(WRITTEN REQUEST): Find each line holding the word "chart" and give the number of such lines, nothing else.

(ENTRIES SUPPLIED):
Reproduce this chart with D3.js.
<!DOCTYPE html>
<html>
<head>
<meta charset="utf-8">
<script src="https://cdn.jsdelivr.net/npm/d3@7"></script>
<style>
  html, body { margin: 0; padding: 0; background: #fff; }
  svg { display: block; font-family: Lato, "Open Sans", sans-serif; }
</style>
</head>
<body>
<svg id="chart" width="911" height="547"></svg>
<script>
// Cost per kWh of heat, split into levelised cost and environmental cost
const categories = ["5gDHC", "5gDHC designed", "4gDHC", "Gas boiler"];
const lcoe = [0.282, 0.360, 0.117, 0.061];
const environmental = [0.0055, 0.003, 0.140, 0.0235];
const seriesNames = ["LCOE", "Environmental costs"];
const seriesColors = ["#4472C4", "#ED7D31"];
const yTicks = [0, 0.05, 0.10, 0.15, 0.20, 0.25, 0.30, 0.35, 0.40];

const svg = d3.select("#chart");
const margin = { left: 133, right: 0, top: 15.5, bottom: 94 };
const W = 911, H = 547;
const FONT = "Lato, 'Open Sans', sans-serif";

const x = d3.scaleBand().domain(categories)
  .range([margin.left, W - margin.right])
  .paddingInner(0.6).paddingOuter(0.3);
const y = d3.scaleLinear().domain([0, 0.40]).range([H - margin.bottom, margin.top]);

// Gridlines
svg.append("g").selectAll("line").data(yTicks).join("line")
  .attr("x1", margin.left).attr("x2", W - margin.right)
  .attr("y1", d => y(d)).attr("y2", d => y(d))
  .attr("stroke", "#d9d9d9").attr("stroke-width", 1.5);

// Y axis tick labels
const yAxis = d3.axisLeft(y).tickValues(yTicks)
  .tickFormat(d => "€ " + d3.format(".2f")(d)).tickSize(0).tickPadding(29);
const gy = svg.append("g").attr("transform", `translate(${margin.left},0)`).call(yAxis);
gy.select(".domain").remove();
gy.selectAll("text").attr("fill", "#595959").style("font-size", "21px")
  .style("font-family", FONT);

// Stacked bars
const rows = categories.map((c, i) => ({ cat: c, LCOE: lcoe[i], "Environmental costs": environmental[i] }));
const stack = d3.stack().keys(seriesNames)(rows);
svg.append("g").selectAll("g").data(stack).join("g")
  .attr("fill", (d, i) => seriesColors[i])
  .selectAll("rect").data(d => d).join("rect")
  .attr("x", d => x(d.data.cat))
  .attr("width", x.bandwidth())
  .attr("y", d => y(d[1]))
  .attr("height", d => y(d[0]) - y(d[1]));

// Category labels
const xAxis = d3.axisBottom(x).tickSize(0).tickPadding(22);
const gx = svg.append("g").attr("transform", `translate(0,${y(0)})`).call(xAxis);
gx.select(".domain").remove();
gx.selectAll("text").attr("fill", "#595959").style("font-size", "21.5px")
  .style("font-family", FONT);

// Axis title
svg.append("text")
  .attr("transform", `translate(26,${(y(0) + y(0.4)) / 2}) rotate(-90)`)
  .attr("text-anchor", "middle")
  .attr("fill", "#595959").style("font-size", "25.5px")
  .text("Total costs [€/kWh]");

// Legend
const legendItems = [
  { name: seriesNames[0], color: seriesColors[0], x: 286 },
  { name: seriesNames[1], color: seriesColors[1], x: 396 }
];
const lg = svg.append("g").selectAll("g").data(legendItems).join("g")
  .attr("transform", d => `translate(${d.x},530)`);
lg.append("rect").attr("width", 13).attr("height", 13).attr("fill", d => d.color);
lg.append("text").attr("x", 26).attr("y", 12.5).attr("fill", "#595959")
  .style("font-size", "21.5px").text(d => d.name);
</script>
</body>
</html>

---

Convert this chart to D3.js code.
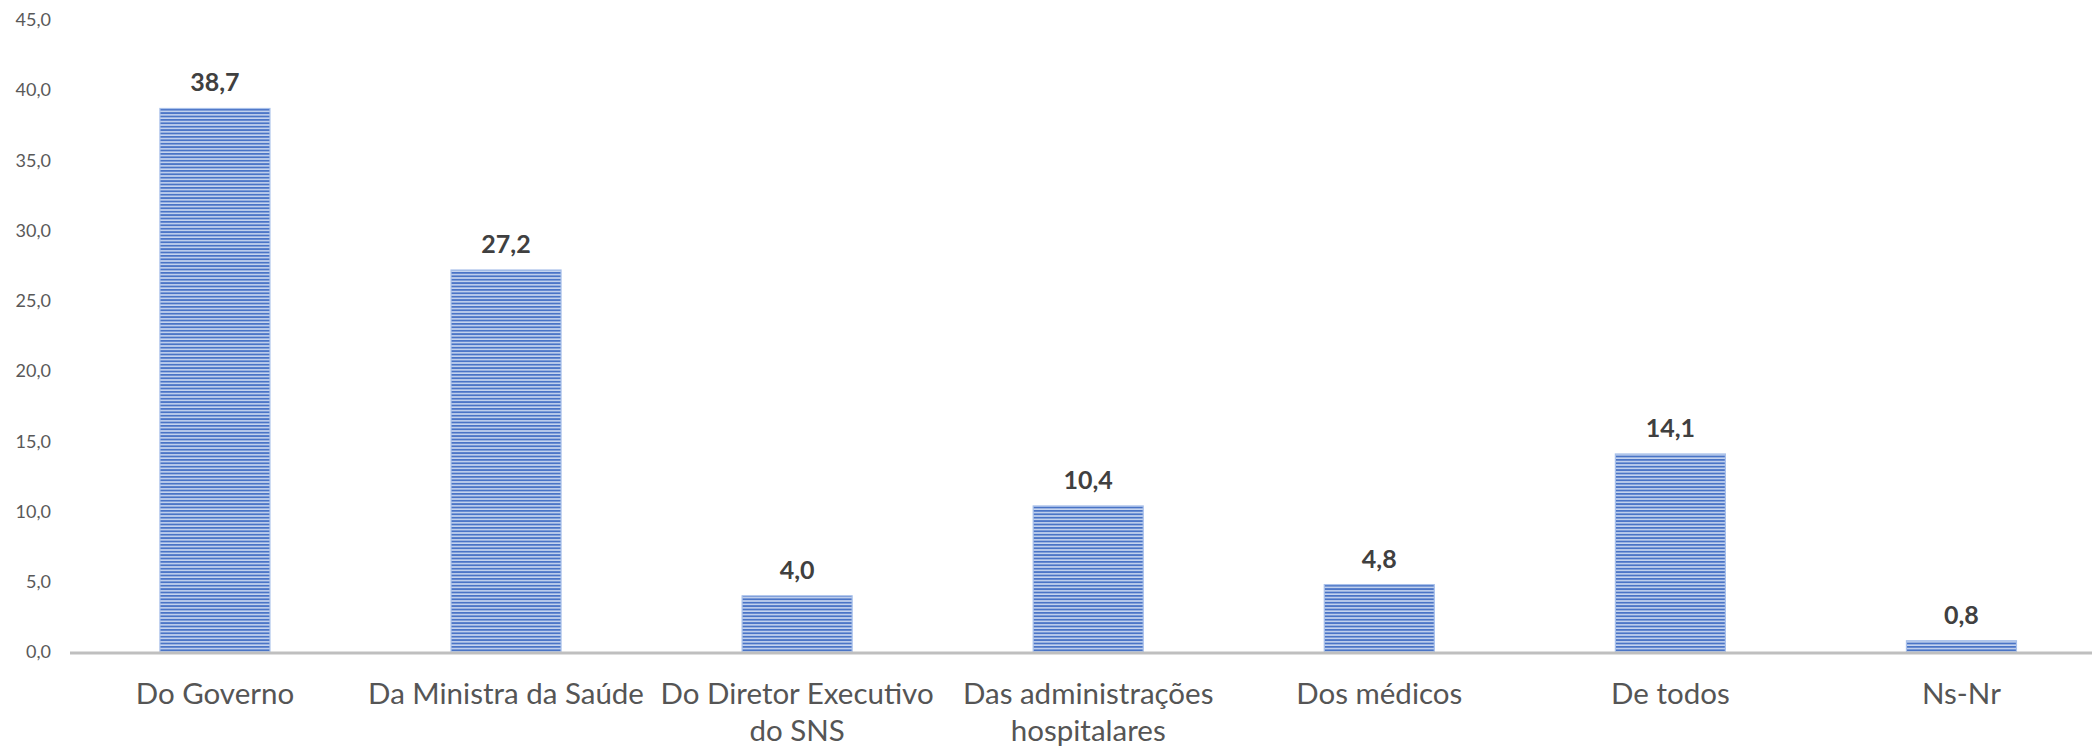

(RESPONSE TO THIS TASK): 4